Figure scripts
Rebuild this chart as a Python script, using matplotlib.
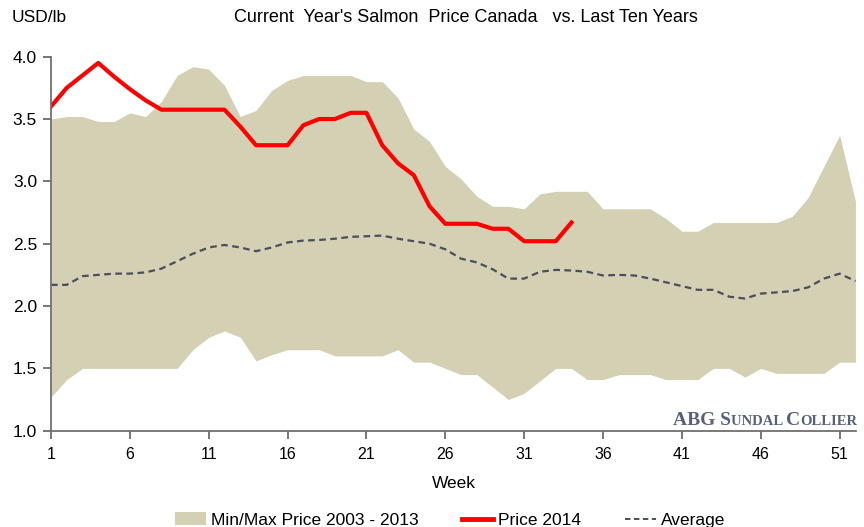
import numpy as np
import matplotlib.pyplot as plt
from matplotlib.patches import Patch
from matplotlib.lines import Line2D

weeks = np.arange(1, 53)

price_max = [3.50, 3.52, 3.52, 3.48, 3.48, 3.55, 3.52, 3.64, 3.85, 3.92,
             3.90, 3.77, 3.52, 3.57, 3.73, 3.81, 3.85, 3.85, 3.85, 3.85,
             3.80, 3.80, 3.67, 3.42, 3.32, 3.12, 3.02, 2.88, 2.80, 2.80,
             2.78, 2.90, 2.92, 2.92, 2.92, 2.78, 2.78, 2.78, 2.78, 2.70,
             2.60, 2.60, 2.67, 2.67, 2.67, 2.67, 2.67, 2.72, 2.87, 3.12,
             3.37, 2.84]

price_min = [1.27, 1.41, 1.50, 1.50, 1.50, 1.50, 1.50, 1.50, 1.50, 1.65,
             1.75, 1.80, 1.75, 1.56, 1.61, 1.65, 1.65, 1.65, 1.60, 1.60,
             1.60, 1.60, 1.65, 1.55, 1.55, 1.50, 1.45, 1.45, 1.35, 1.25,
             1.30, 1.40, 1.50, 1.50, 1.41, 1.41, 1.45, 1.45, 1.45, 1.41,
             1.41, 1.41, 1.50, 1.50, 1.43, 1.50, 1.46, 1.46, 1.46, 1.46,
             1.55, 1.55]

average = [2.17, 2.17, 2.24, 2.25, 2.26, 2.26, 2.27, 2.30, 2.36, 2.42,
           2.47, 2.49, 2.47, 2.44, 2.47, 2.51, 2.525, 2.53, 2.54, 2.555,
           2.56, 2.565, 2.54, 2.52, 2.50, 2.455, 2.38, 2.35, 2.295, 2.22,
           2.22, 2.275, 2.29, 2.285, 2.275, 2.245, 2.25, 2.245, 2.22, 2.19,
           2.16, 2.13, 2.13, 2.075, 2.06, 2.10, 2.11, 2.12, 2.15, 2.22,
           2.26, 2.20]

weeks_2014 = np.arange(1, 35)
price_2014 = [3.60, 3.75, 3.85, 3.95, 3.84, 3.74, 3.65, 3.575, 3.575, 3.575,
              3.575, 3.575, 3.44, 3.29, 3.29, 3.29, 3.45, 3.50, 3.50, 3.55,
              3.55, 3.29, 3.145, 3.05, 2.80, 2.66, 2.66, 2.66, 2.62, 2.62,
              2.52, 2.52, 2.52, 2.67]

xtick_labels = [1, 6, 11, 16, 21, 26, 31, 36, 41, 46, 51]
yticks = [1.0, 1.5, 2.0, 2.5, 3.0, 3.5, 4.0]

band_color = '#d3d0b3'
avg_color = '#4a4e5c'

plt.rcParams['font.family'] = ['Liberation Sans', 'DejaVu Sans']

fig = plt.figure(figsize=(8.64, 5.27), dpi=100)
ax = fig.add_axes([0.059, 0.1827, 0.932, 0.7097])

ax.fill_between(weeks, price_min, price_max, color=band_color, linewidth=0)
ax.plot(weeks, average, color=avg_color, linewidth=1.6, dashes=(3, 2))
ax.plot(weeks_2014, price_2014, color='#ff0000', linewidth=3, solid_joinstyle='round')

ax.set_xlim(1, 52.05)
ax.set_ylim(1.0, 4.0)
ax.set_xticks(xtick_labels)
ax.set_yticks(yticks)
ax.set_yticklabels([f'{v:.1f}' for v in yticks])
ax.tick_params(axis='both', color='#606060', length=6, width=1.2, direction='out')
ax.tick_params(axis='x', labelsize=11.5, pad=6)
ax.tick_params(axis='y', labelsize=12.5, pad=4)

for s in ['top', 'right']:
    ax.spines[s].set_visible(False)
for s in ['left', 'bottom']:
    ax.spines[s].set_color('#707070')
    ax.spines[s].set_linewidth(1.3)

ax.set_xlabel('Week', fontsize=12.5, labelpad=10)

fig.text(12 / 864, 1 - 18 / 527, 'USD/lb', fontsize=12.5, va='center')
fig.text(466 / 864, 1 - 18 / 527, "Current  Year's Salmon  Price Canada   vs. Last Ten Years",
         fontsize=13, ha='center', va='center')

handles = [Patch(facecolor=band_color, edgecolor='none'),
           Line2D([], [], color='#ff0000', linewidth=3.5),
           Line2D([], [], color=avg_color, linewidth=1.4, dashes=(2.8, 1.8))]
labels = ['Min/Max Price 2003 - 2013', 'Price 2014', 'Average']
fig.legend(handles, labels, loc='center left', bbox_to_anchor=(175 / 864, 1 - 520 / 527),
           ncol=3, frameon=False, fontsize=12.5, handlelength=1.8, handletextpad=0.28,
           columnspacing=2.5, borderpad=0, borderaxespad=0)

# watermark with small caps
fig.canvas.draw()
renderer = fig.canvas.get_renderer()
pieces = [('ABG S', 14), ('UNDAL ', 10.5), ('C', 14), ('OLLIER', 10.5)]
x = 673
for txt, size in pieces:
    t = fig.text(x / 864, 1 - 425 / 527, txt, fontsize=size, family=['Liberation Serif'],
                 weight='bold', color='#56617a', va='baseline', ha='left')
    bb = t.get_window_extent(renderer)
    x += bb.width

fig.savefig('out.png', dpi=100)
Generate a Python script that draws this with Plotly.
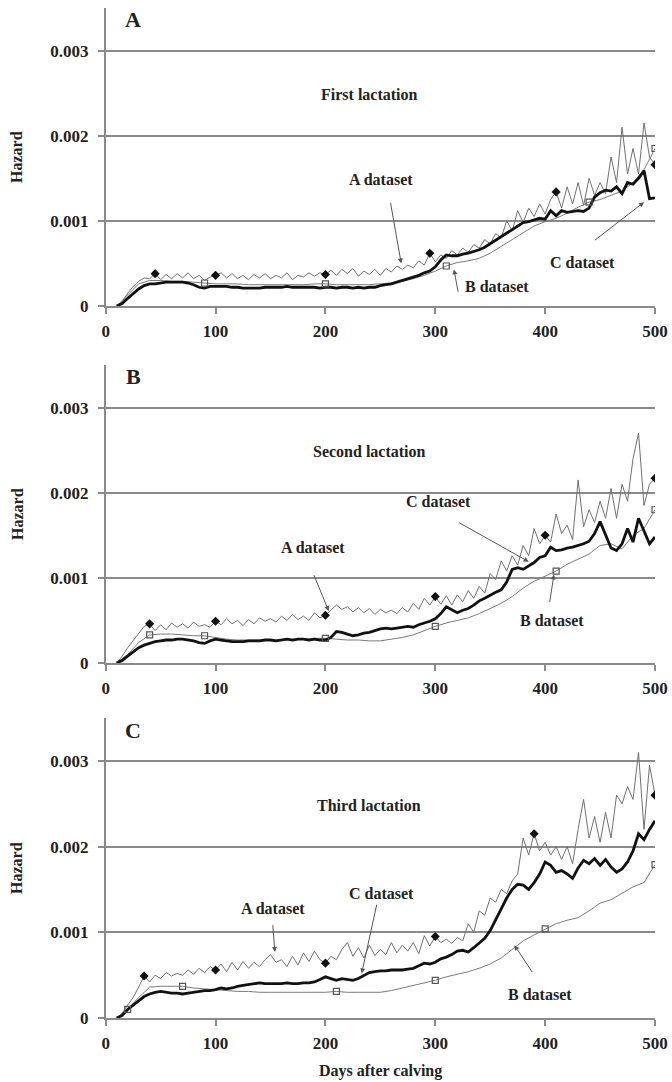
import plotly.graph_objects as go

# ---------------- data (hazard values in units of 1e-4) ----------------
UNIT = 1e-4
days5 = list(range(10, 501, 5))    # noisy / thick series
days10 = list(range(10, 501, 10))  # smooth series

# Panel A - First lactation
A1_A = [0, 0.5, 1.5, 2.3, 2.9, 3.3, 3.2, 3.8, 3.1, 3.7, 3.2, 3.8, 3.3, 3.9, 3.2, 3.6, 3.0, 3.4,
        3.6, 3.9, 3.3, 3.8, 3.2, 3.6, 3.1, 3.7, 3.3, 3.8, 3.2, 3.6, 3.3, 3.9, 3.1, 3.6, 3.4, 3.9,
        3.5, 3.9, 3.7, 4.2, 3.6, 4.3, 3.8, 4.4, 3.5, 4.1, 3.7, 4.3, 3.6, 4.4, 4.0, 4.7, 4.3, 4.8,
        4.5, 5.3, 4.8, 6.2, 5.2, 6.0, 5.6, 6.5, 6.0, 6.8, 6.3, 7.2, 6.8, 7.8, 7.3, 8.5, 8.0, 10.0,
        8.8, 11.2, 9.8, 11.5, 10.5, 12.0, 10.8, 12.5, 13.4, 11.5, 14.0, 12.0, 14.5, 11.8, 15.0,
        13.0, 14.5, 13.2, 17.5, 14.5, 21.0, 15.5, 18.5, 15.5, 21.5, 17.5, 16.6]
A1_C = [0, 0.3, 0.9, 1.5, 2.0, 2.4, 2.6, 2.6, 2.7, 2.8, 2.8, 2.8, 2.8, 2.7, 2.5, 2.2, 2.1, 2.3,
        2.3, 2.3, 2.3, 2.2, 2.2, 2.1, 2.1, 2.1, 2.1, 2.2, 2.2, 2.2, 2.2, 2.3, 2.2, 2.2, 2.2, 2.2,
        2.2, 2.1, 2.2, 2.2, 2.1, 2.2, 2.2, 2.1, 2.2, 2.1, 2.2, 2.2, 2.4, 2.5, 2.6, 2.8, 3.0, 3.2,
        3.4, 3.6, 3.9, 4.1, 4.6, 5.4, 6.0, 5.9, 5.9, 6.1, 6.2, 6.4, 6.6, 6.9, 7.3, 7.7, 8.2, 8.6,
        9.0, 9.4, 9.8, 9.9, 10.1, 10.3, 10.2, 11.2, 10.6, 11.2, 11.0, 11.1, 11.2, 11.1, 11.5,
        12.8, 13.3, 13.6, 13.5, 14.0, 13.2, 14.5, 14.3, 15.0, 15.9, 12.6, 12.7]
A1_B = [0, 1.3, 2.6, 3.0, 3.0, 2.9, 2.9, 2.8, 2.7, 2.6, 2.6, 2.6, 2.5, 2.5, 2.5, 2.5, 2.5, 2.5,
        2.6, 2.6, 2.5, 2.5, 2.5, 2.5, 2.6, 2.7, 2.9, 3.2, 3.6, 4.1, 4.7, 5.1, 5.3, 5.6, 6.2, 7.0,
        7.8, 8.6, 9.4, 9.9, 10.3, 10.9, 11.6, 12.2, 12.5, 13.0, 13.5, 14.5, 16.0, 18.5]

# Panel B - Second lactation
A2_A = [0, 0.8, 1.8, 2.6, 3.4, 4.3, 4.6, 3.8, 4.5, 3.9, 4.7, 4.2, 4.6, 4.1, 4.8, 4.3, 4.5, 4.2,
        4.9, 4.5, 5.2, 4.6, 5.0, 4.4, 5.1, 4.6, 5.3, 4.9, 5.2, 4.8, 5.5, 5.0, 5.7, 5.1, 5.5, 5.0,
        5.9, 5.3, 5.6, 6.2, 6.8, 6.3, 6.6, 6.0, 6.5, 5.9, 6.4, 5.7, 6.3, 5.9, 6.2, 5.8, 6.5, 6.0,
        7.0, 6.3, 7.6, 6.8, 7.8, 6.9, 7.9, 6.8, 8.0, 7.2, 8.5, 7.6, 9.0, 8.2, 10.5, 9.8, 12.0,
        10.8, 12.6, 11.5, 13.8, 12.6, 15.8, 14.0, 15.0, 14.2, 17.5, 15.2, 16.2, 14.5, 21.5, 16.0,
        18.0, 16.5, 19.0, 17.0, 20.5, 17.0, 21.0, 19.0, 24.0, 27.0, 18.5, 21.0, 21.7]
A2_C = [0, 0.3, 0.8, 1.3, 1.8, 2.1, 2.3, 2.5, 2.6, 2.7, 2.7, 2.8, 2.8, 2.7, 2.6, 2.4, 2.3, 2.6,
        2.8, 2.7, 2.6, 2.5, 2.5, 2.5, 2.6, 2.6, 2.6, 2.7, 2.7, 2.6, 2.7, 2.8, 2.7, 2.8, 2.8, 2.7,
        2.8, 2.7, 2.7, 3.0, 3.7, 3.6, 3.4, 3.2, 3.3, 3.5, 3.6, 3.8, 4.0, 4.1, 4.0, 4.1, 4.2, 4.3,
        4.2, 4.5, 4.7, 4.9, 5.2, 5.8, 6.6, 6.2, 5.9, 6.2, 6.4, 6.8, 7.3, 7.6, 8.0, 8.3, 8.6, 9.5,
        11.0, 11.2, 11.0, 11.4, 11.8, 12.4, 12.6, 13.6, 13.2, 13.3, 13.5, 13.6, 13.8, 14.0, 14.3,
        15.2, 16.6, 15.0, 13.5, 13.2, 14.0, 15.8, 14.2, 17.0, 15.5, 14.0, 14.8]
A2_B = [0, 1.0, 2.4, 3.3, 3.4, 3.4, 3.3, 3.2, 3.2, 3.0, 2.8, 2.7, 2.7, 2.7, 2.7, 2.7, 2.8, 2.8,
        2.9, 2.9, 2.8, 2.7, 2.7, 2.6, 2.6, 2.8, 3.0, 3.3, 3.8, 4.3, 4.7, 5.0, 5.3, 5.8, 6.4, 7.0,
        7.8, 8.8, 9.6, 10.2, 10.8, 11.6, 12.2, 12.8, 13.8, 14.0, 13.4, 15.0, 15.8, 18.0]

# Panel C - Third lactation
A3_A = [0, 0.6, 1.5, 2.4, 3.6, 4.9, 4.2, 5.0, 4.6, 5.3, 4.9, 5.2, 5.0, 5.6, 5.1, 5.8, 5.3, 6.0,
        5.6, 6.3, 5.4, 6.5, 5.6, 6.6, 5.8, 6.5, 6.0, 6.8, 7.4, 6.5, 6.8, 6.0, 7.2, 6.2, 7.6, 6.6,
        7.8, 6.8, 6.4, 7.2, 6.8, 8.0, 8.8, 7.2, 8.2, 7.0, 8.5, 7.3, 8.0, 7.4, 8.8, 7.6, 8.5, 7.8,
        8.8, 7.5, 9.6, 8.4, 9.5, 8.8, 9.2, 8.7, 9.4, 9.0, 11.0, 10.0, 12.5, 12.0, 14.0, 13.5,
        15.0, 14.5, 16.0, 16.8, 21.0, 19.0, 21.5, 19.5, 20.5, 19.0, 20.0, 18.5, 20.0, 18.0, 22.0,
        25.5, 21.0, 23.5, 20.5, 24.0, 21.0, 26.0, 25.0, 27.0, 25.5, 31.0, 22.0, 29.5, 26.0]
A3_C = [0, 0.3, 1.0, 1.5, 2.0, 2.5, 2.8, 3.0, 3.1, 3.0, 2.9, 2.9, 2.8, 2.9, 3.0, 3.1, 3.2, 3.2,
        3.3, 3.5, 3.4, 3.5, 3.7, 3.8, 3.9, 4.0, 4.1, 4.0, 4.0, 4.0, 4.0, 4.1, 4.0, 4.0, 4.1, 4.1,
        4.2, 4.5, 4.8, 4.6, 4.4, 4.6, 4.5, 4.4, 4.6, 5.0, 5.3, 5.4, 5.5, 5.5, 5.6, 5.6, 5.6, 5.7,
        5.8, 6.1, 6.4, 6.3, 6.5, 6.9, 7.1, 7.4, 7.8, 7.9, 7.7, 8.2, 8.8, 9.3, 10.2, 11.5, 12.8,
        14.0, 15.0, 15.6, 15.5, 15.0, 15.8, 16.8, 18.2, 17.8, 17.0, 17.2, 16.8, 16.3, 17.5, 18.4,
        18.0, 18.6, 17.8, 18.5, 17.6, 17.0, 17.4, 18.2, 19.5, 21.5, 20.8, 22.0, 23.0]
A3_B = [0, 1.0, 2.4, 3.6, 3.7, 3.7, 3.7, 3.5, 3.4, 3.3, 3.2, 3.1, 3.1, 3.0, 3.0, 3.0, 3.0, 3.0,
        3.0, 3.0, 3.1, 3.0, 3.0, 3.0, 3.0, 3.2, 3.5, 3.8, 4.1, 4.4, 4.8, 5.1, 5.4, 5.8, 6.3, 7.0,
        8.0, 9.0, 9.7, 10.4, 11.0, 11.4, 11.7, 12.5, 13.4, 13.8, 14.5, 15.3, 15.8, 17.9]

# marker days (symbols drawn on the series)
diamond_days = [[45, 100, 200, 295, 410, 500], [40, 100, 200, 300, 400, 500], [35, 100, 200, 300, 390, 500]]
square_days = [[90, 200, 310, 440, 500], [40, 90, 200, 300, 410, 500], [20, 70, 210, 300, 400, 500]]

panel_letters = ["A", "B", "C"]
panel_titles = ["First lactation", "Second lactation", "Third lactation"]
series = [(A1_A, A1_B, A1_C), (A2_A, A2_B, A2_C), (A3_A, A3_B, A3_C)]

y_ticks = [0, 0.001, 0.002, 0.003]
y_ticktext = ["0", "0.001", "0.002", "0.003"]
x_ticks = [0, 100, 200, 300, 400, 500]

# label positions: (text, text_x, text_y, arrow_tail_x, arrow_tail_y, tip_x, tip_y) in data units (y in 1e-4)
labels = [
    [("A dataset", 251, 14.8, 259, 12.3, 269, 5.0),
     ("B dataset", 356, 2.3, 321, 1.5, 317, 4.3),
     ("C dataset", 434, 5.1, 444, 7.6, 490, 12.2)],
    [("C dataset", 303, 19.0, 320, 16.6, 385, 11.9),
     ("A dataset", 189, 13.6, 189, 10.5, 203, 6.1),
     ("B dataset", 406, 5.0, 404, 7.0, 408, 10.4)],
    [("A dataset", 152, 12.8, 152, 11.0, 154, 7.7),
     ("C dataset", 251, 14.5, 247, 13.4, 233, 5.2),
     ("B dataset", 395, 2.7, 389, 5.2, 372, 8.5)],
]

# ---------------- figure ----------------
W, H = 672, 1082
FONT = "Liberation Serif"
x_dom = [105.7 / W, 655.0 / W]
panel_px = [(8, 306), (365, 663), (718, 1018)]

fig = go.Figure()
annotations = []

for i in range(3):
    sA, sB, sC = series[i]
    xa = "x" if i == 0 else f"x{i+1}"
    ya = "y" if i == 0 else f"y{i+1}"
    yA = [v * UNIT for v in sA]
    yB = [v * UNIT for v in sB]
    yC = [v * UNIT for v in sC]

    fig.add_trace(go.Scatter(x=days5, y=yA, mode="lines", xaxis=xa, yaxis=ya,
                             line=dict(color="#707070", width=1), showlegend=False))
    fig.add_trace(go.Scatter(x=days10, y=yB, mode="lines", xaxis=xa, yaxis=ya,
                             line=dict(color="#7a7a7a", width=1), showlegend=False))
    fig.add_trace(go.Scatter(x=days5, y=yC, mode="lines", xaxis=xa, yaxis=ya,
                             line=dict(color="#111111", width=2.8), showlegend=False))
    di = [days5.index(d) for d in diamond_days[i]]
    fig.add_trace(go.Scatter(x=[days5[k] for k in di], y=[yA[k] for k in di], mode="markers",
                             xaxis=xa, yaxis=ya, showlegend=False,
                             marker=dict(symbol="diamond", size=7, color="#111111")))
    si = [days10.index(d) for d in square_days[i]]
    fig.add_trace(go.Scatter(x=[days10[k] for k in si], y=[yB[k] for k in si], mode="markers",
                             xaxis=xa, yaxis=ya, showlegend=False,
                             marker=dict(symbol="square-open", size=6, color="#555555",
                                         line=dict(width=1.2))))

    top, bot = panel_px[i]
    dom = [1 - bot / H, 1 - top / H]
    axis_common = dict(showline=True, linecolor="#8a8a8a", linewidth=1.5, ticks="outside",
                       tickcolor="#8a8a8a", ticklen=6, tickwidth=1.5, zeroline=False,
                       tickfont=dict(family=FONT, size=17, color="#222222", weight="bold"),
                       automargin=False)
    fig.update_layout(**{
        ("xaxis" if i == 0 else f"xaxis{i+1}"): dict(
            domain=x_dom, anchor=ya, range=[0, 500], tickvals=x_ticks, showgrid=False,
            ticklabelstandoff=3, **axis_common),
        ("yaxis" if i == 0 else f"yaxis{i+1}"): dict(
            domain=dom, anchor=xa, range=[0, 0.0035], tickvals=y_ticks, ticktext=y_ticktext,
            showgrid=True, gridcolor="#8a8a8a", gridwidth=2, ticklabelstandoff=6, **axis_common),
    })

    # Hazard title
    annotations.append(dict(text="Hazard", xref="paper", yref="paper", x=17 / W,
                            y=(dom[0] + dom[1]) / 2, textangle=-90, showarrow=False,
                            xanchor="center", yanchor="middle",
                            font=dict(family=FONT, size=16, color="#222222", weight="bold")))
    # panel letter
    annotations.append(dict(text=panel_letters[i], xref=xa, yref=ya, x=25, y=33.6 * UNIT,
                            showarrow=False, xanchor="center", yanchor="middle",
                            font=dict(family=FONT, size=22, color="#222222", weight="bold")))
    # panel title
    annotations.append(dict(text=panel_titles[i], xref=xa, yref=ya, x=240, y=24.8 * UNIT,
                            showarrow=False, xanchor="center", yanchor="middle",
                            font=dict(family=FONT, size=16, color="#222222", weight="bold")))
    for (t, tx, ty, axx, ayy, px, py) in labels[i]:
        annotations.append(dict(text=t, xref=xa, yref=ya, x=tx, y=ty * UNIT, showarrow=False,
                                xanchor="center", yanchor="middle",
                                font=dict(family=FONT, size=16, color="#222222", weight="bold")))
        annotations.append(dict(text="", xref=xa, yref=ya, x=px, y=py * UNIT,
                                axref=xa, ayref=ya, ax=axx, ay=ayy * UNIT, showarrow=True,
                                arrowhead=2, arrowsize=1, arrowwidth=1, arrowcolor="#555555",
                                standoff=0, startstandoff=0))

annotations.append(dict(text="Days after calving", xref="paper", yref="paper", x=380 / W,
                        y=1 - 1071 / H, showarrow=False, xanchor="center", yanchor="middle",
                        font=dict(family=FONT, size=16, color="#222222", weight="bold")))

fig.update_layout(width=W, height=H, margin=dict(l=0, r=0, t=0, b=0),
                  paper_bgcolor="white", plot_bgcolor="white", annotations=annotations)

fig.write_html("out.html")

Exercise description: Isolate the lines that hold the word "with" and copy all of them.

The response:
# watermark with small caps
Generate a Python script that draws this with Plotly.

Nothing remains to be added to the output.